Several options for controlled-release injectable dosage forms, though effective, require somewhat complicated formulations that present unique manufacturing challenges. Injectable controlled-release drugs are traditionally in liquid form because of the constraints of the standard needle-and-syringe delivery method, which limits formulation options.
The ability to retain a solid formulation offers several advantages, not least in terms of stability. The injection of solid doses is not a new concept; drug implants have been around for some time. AstraZeneca's Zoladex (goserelin), for example, was introduced more than 20 years ago. Used to treat prostate cancer, the 10.8-mg implant must be injected by a healthcare professional through a 14-gauge needle with an aseptic technique. "Not particularly pleasant," says Charles Potter, chief technical officer at specialty pharmaceutical company Glide Pharma. However, the formulation does offer sustained release over a 12-week period and makes such injections relatively infrequent.
Taking the idea of an implant one step further, Potter asked, "Why not use the drug as the needle? If the formulation can be made solid enough, it can be formed into a sharp point." That premise is the basis of Glide Pharma's Solid Dose Injector (SDI) technology, which uses a solid, homogenous mixture of drug and excipient.

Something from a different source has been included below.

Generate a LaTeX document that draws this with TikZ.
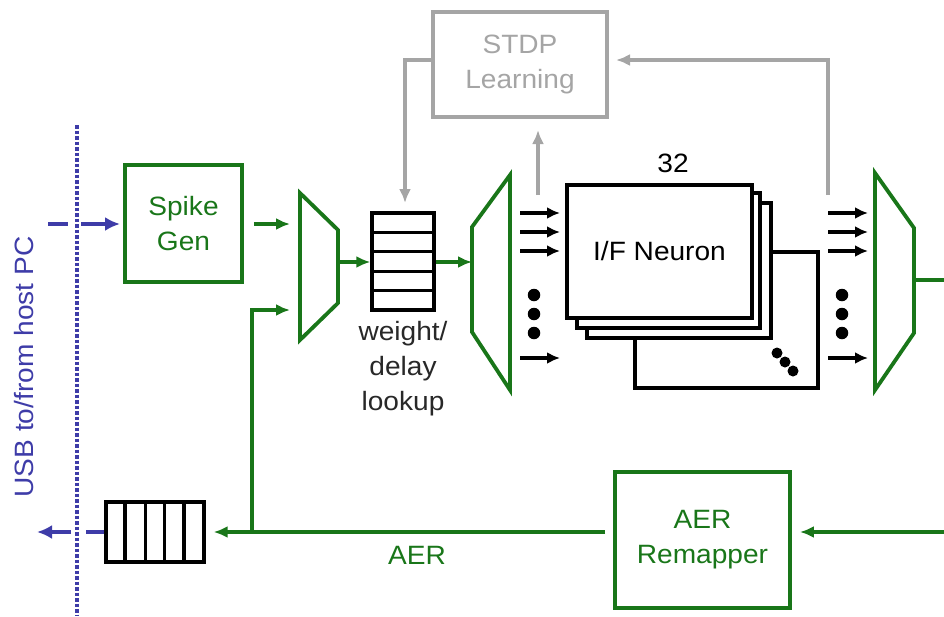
\documentclass[tikz,border=0pt]{standalone}
\usepackage{fontspec}
\setmainfont{Liberation Sans}[FakeStretch=1.06]
\usetikzlibrary{arrows.meta}
\definecolor{mygreen}{RGB}{25,118,25}
\definecolor{myblue}{RGB}{62,60,168}
\definecolor{mygray}{RGB}{165,165,165}
\definecolor{mytext}{RGB}{40,40,40}
\tikzset{
  grn/.style={draw=mygreen, line width=3.8pt},
  blk/.style={draw=black, line width=3.2pt},
  gry/.style={draw=mygray, line width=3.2pt},
  blu/.style={draw=myblue, line width=3.8pt},
  garr/.style={grn, -{Latex[length=14pt,width=12pt]}},
  karr/.style={blk, -{Latex[length=13pt,width=12pt]}},
  yarr/.style={gry, -{Latex[length=14pt,width=12pt]}},
  barr/.style={blu, -{Latex[length=15pt,width=14pt]}},
  txt/.style={font=\fontsize{26.5}{35}\selectfont, align=center, inner sep=0pt},
  gbox/.style={grn, rectangle, inner sep=0pt, text=mygreen, txt},
  nbox/.style={blk, rectangle, fill=white, inner sep=0pt},
  dot/.style={circle, fill=black, inner sep=0pt, minimum size=12.5pt},
}
\begin{document}
\begin{tikzpicture}[x=1pt, y=-1pt]
\useasboundingbox (0,0) rectangle (944,616);

% blue host interface
\draw[myblue, line width=4.2pt, dash pattern=on 3.5pt off 2pt] (77,125) -- (77,616);
\node[txt, text=myblue, rotate=90] (usb) at (24,367) {USB to/from host PC};

% Spike Gen
\node[gbox, minimum width=117pt, minimum height=117pt] (spike) at (183.5,223.5) {Spike\\Gen};

% mux 1
\draw[grn] (300,193) -- (338,230) -- (338,303) -- (300,340) -- cycle;
\coordinate (m1in1) at (300,224);
\coordinate (m1in2) at (300,310);
\coordinate (m1out) at (338,262);

% weight/delay FIFO
\node[blk, rectangle, minimum width=62pt, minimum height=97pt, inner sep=0pt] (fifo) at (403,261.5) {};
\foreach \yy in {232.4,251.8,271.2,290.6}
  \draw[blk] (372,\yy) -- (434,\yy);
\node[txt, text=mytext] (wdl) at (403,369) {weight/\\delay\\lookup};

% demux
\draw[grn] (510,175) -- (472,227) -- (472,332) -- (510,390) -- cycle;
\coordinate (dmin) at (472,262);

% neuron stack
\node[nbox, minimum width=183pt, minimum height=136pt] (n4) at (726.5,320) {};
\node[nbox, minimum width=184pt, minimum height=135pt] (n3) at (679,270.5) {};
\node[nbox, minimum width=183pt, minimum height=135pt] (n2) at (668.5,260.5) {};
\node[nbox, minimum width=185pt, minimum height=133pt, font=\fontsize{26.5}{35}\selectfont] (n1) at (659.5,251.5) {I/F Neuron};
\node[txt] (n32) at (673,163) {32};
\node[dot, minimum size=11pt] (dd1) at (777,353) {};
\node[dot, minimum size=11pt] (dd2) at (785,362) {};
\node[dot, minimum size=11pt] (dd3) at (793,371) {};

% input arrows
\foreach \yy/\nm in {213/a,232/b,251/c,358/d} {
  \coordinate (i\nm) at (520,\yy);
  \coordinate (o\nm) at (828,\yy);
  \draw[karr] (i\nm) -- (560,\yy);
  \draw[karr] (o\nm) -- (868,\yy);
}
\foreach \yy [count=\k] in {295,314,333} {
  \node[dot] (ldot\k) at (534,\yy) {};
  \node[dot] (rdot\k) at (842,\yy) {};
}

% right mux
\draw[grn] (875,173) -- (914,228) -- (914,333) -- (875,390) -- cycle;
\coordinate (rmout) at (914,280);
\coordinate (rmedge) at (944,280);

% STDP
\node[rectangle, draw=mygray, line width=3.2pt, minimum width=174pt, minimum height=105pt, inner sep=0pt, txt, text=mygray] (stdp) at (520,64.5) {STDP\\Learning};
\coordinate (sL) at (433,60);
\coordinate (sR) at (616,60);
\coordinate (upB) at (538,195);
\coordinate (upT) at (538,130);
\coordinate (rB) at (828,195);

% output FIFO
\node[blk, rectangle, minimum width=98pt, minimum height=60pt, inner sep=0pt] (ofifo) at (155,532) {};
\foreach \xx in {125,145.5,164.5,184}
  \draw[blk] (\xx,502) -- (\xx,562);

% AER Remapper
\node[gbox, minimum width=175pt, minimum height=136pt] (remap) at (702.5,540) {AER\\Remapper};
\coordinate (redge) at (944,532);
\coordinate (junc) at (252,532);
\node[txt, text=mygreen] (aer) at (417,555) {AER};

% green connectors
\draw[garr, shorten <=10pt] (spike.east |- m1in1) -- ([xshift=-10pt]m1in1);
\draw[garr] (junc) -- (252,310) -- ([xshift=-10pt]m1in2);
\draw[garr] (m1out) -- (fifo.west |- m1out);
\draw[garr] (fifo.east |- dmin) -- (dmin);
\draw[grn] (rmout) -- (rmedge);
\draw[garr, shorten >=8pt] (redge) -- (remap.east |- redge);
\draw[garr, shorten <=8pt, shorten >=8pt] (remap.west |- redge) -- (ofifo.east |- redge);

% gray connectors
\draw[yarr] (sL) -- (405,60) -- (405,203);
\draw[yarr] (upB) -- (upT);
\draw[yarr] (rB) -- (828,60) -- (sR);

% blue connectors
\coordinate (bt1) at (48,224);
\coordinate (bt2) at (68,224);
\coordinate (bt3) at (81,224);
\draw[blu] (bt1) -- (bt2);
\draw[barr] (bt3) -- (120,224);
\coordinate (bb1) at (86,532);
\coordinate (bb2) at (71,532);
\draw[blu] (ofifo.west) -- (bb1);
\draw[barr] (bb2) -- (37,532);
\end{tikzpicture}
\end{document}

In controlled-release formulations, the excipients used are biodegradable polymeric compounds, such as PLGA or polyethylene glycol, that are compatible with the Glide implant manufacturing process. By blending various grades of polymer, changing the ratio of drug to polymer, and manipulating process conditions, varied release profiles can be created with Glide formulations. On the other hand, if immediate release is required, the formulation would require quick-dissolving excipients, such as a single sugar or a blend of sugars that provide the physical strength required, but dissolve within seconds in the tissue. And although other excipients may be required to increase stability, such as for thermally labile biological macromolecules, formulations remain relatively simple.

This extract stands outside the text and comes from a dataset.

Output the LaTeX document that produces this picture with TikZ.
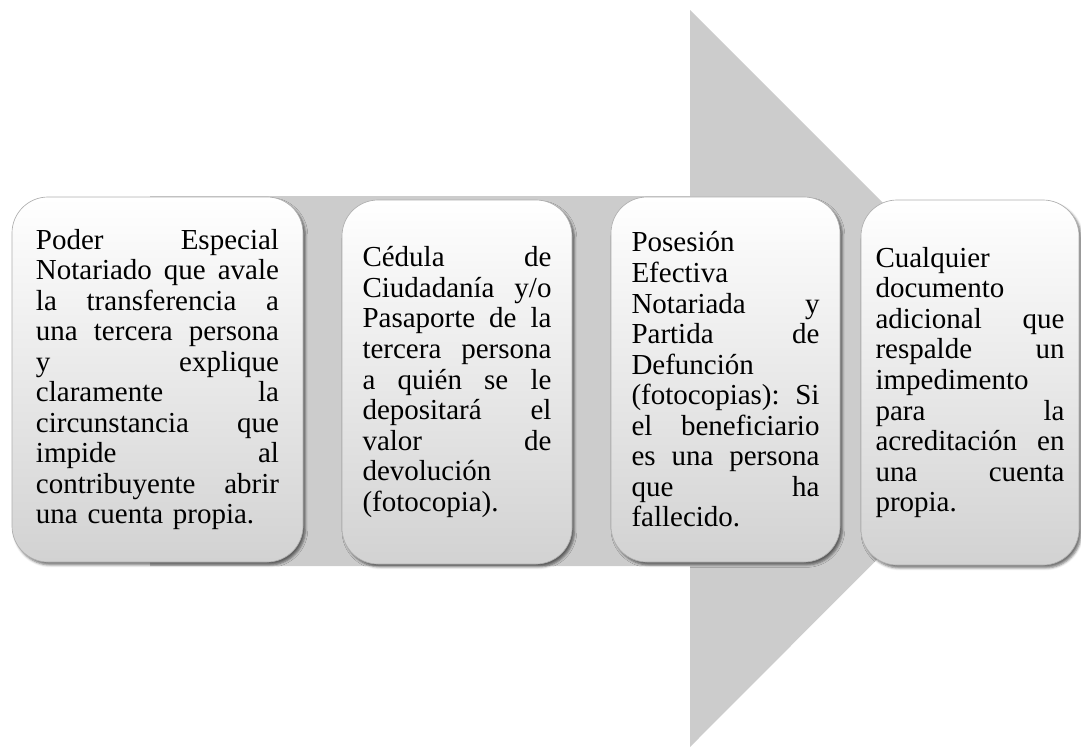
\documentclass[tikz,border=0pt]{standalone}
\usepackage{fontspec}
\setmainfont{Liberation Serif}
\usetikzlibrary{shadows.blur}
\definecolor{arrowgray}{RGB}{204,204,204}
\definecolor{boxbottom}{RGB}{210,210,210}
\definecolor{boxrim}{RGB}{175,175,175}
\newcommand{\jl}[1]{\leavevmode\hbox to\hsize{\spaceskip=.25em plus 1fil\xspaceskip=.25em plus 1fil\relax #1}}
\tikzset{every picture/.style={line width=0.75pt}}
\tikzset{docbox/.style={rounded corners=27pt, top color=white, bottom color=boxbottom, draw=boxrim, line width=0.5pt, blur shadow={shadow xshift=1.8pt, shadow yshift=-2.2pt, shadow opacity=55}, align=left, inner sep=0pt, font=\fontsize{21.75}{22.9}\selectfont}}

\begin{document}
\begin{tikzpicture}[x=0.75pt,y=0.75pt,yscale=-1,xscale=1]
\useasboundingbox (0,0) rectangle (1081,747);

%Shape: Right Arrow [id:flecha]
\fill [arrowgray] (150,196) -- (690,196) -- (690,10) -- (1058,378) -- (690,747) -- (690,566) -- (150,566) -- cycle ;

%Rounded Rect [id:poder]
\node (poder) [docbox, minimum width=218.25pt, minimum height=273.75pt, text width=182.25pt] at (157.5,379.5) {\jl{Poder Especial}\\ \jl{Notariado que avale}\\ \jl{la transferencia a}\\ \jl{una tercera persona}\\ \jl{y explique}\\ \jl{claramente la}\\ \jl{circunstancia que}\\ \jl{impide al}\\ \jl{contribuyente abrir}\\ una cuenta propia.};
%Rounded Rect [id:cedula]
\node (cedula) [docbox, minimum width=172.5pt, minimum height=273pt, text width=141.75pt] at (457,382) {\jl{Cédula de}\\ \jl{Ciudadanía y/o}\\ \jl{Pasaporte de la}\\ \jl{tercera persona}\\ \jl{a quién se le}\\ \jl{depositará el}\\ \jl{valor de}\\ devolución\\ (fotocopia).};
%Rounded Rect [id:posesion]
\node (posesion) [docbox, minimum width=171.75pt, minimum height=273.75pt, text width=141pt] at (725.5,379.5) {Posesión\\ Efectiva\\ \jl{Notariada y}\\ \jl{Partida de}\\ Defunción\\ \jl{(fotocopias): Si}\\ \jl{el beneficiario}\\ \jl{es una persona}\\ \jl{que ha}\\ fallecido.};
%Rounded Rect [id:cualquier]
\node (cualquier) [docbox, minimum width=163.5pt, minimum height=273.75pt, text width=141.75pt] at (970,382.5) {Cualquier\\ documento\\ \jl{adicional que}\\ \jl{respalde un}\\ impedimento\\ \jl{para la}\\ \jl{acreditación en}\\ \jl{una cuenta}\\ propia.};

\end{tikzpicture}
\end{document}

The manufacturing process for the solid dosage form is also simple: the active ingredient and a blend of selected excipients are mixed together and passed through a standard twin-screw extruder, usually at room temperature to ensure that the active ingredient is not damaged. The spaghetti-like extrudate is then cut into individual doses that are pointed at one end and flat at the other. The drug implant is loaded into a sterile cassette and pushed directly into the tissue using a simple, reusable spring-driven actuator. The rate of degradation of the polymeric matrix within the tissue controls the release of the drug.
Potent drugs are good candidates for the company's solid-dose injection technology because they are administered in small doses that can be delivered easily as small implants. Beyond dosage size, Glide's technology does not seem limited by drug type. "We've got some very exciting vaccine data where we've shown the potential for better efficacy than a needle and syringe, and we've worked with several peptides and proteins," says Potter.
Looking to the future, Potter sees a potential market in the treatment of Type II diabetes because of Glide SDI's suitability to self-administered drugs. "Type II diabetics need a basal layer of insulin across the day. We can address Type II diabetes with our system, but different people need different levels, so we would need several dose levels for our formulations."
Scientists are refining current technologies and developing new means of controlling the release of injectable drugs. Patients seem likely to benefit from further innovations.
1. T.J. Merkel et al., Proc. Natl. Acad. Sci. USA 108 (2), 586–591 (2011).